Our theme for the month of October is “This Day in History.”

Uh oh! It’s October 19th today, also known as Halloween Part One, and that means you’re at a real risk of being haunted. Look behind you—is there a ghost? It’s always good to be sure.

October 19th is one of the many days in history that can’t decide if they want to be known for the deeply serious or the silly. Listicles about This Day In History will inform you that the trial of Saddam Hussein began on October 19th in the same somber breath that they inform you of the momentous release of Cher’s hit song, “Believe.”

So, if you find yourself sensing a confusing energy from the ghosts in your life and you can’t quite figure out who’s behind it, pay close attention. You just may be haunted by a ghost that passed away on October 19th. Take a look around, and let’s check out the clues.

1. You’re at The Vatican.

This is probably not a super common location for you. Are you just passing through? On vacation, maybe? That’s cool, that’s cool. The Vatican probably gets lots of visitors this time of year, but only one is the ghost of Pope Urban III, who died on October 19th. Do Catholics believe in ghosts? If not, then the former pope had probably better stop haunting the place.

2. You’re asleep on a train.

Don’t worry—this ghost won’t wake you up in the middle of the night just to rattle your doorknob. He invented the sleeper train, after all, and he wants you to get a cozy night’s sleep. That’s right, it’s George Pullman! When you hear the whistle blow directly outside your window, that’s not the train whistle—it’s Pullman’s ghost, whistling almost inhumanly loudly, wishing you sweet dreams.

3. You’re on strike.

What happened? We were just on a peaceful train ride, and now you’re picketing? Oh, would you look at that—who should come strolling down the lane but…George Pullman? He’s here to fire everyone for attempting to strike, you say? Yikes, George! Thankfully, Pullman is a ghost, so he can’t pull that move off this time around, but I’m sure he’ll shake his fist nefariously at the sky about it.

4. You’re caught in a rainstorm.

If you find yourself trapped in a Waffle House because it’s raining too hard to go home just yet, think of Fujiwara Seika. This Neo-Confucian philosopher probably didn’t have access to a Waffle House, but he did get his travel plans foiled by bad weather. His Wikipedia page could have been twice as long, if only the storm hadn’t stopped him. But don’t worry; the weather did eventually improve, and he was able to continue his studies past the ripe old age of 35.

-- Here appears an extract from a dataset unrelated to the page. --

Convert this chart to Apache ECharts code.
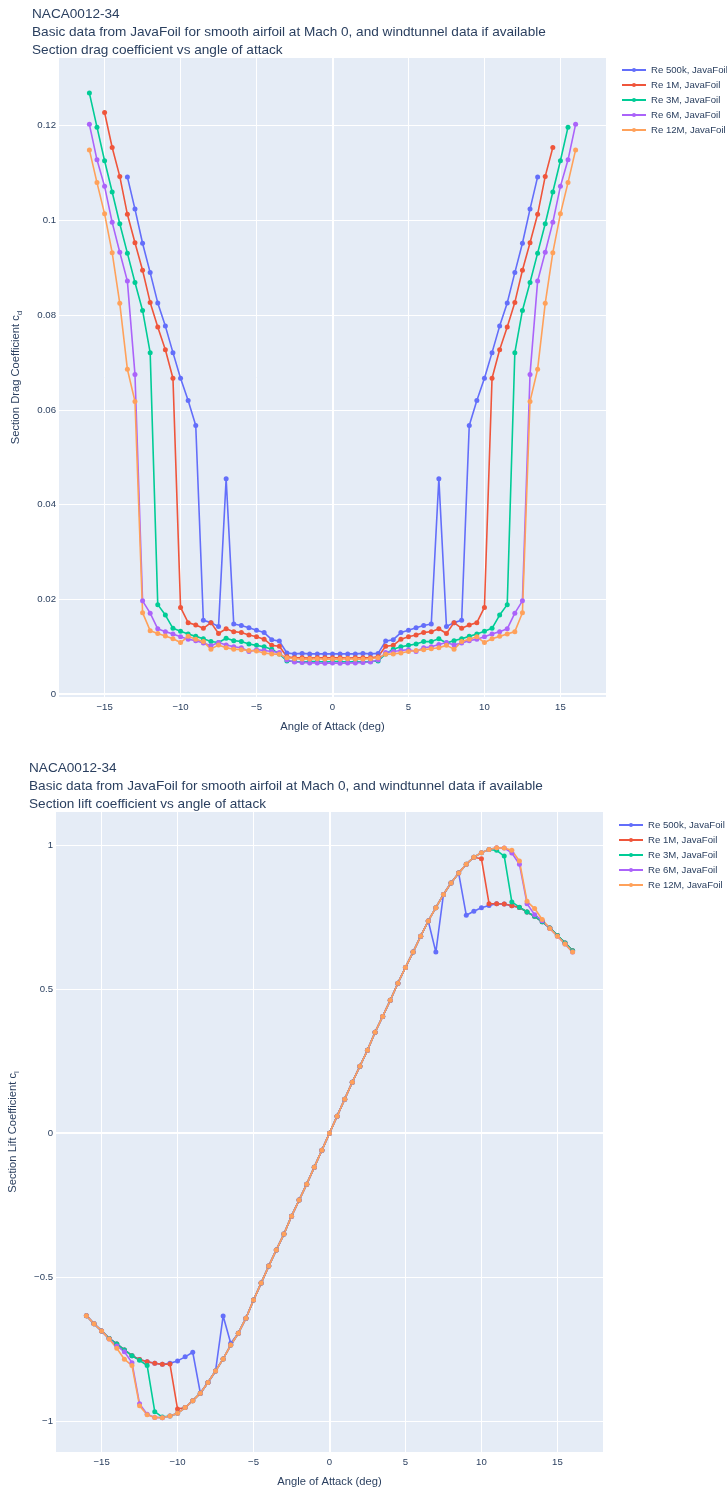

5. You’re reading Pride and Prejudice.

Just kidding—if you’re reading a Jane Austen book, you are not at risk of being haunted because Jane Austen did not, in fact, die on October 19th, even if the internet did try to convince me of that fact. Why, this whole article was originally going to be about places one might haunt if one were Jane Austen’s ghost, but it had to be rewritten at the last minute. Can you tell?!

6. The Vatican, again?

Hey, the Vatican is cool and all, but maybe check out a different location. Francesco I de’ Medici also died on October 19th, but he’s much more likely to be found in Florence, so consider dragging yourself away from the Pope’s hometown for a while. 

If you think these locations are overly specific, and you were going to just tell me that you were strolling through a corn maze or frollicking in a pumpkin patch, you’ll have to take your complaints to the Bureau of October 19th. But be warned: they’ll only be taking your complaints until sundown, and then they’ve got a sleeper train to catch.


  1. Geneva Langeland

    I’m ready for Part 2, the Jane Austen haunting itinerary!

    • Hannah M

      The joke there was going to be that I actually have not read a single Jane Austen book, so my expertise is based on Vibes Alone (and the 5 hour long BBC P&P adaption). Chaos posts either way you look.